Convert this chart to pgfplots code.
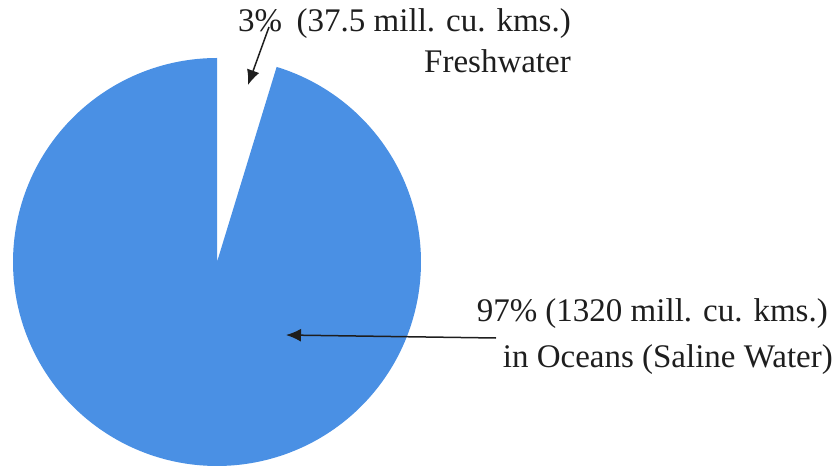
\documentclass[border=0pt]{standalone}
\usepackage{fontspec}
\setmainfont{Liberation Serif}
\usepackage{pgfplots}
\pgfplotsset{compat=1.18}
\usetikzlibrary{arrows.meta}

\definecolor{pieblue}{RGB}{74,144,228}
\definecolor{ink}{RGB}{30,30,30}

% pie: centre (217,204), radius 204 (page units),
% blue sector runs from 90 deg round to 73 deg (gap ~17 deg)
\def\cx{217}
\def\cy{204}
\def\rad{204}
\def\gapstart{90}
\def\gapend{73}

\begin{document}
\begin{tikzpicture}
  \begin{axis}[
      width=840bp, height=466bp,
      scale only axis,
      hide axis,
      xmin=0, xmax=840,
      ymin=0, ymax=466,
      clip=false,
    ]
    % keep the whole frame as the page
    \path (axis cs:0,0) rectangle (axis cs:840,466);

    % saline water sector
    \addplot[fill=pieblue, draw=none, domain=\gapstart:\gapend+360, samples=240]
      ({\cx+\rad*cos(x)}, {\cy+\rad*sin(x)}) -- (axis cs:\cx,\cy) -- cycle;

    \begin{scope}[font=\fontsize{33bp}{40bp}\selectfont, text=ink]
      \node[anchor=base west, inner sep=0pt] at (axis cs:238,434) {3\%};
      \node[anchor=base east, inner sep=0pt] at (axis cs:571,434) {(37.5 mill. cu. kms.)};
      \node[anchor=base east, inner sep=0pt] at (axis cs:571,393) {Freshwater};
      \node[anchor=base east, inner sep=0pt] at (axis cs:828,145) {97\% (1320 mill. cu. kms.)};
      \node[anchor=base east, inner sep=0pt] at (axis cs:833,99) {in Oceans (Saline Water)};
    \end{scope}

    \draw[ink, line width=1.5bp, -{Latex[length=15bp,width=13bp]}]
      (axis cs:269,439) -- (axis cs:248,381);
    \draw[ink, line width=1.5bp, -{Latex[length=15bp,width=13bp]}]
      (axis cs:496,128) -- (axis cs:286,131);
  \end{axis}
\end{tikzpicture}
\end{document}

### TASK REQUIREMENTS
Extract the full listing exactly, with the pictures left out.

### OUTPUT OF THE EXERCISE
Convert this chart to pgfplots code.
\documentclass[border=0pt]{standalone}
\usepackage{fontspec}
\setmainfont{Liberation Serif}
\usepackage{pgfplots}
\pgfplotsset{compat=1.18}
\usetikzlibrary{arrows.meta}

\definecolor{pieblue}{RGB}{74,144,228}
\definecolor{ink}{RGB}{30,30,30}

% pie: centre (217,204), radius 204 (page units),
% blue sector runs from 90 deg round to 73 deg (gap ~17 deg)
\def\cx{217}
\def\cy{204}
\def\rad{204}
\def\gapstart{90}
\def\gapend{73}

\begin{document}
\begin{tikzpicture}
  \begin{axis}[
      width=840bp, height=466bp,
      scale only axis,
      hide axis,
      xmin=0, xmax=840,
      ymin=0, ymax=466,
      clip=false,
    ]
    % keep the whole frame as the page
    \path (axis cs:0,0) rectangle (axis cs:840,466);

    % saline water sector
    \addplot[fill=pieblue, draw=none, domain=\gapstart:\gapend+360, samples=240]
      ({\cx+\rad*cos(x)}, {\cy+\rad*sin(x)}) -- (axis cs:\cx,\cy) -- cycle;

    \begin{scope}[font=\fontsize{33bp}{40bp}\selectfont, text=ink]
      \node[anchor=base west, inner sep=0pt] at (axis cs:238,434) {3\%};
      \node[anchor=base east, inner sep=0pt] at (axis cs:571,434) {(37.5 mill. cu. kms.)};
      \node[anchor=base east, inner sep=0pt] at (axis cs:571,393) {Freshwater};
      \node[anchor=base east, inner sep=0pt] at (axis cs:828,145) {97\% (1320 mill. cu. kms.)};
      \node[anchor=base east, inner sep=0pt] at (axis cs:833,99) {in Oceans (Saline Water)};
    \end{scope}

    \draw[ink, line width=1.5bp, -{Latex[length=15bp,width=13bp]}]
      (axis cs:269,439) -- (axis cs:248,381);
    \draw[ink, line width=1.5bp, -{Latex[length=15bp,width=13bp]}]
      (axis cs:496,128) -- (axis cs:286,131);
  \end{axis}
\end{tikzpicture}
\end{document}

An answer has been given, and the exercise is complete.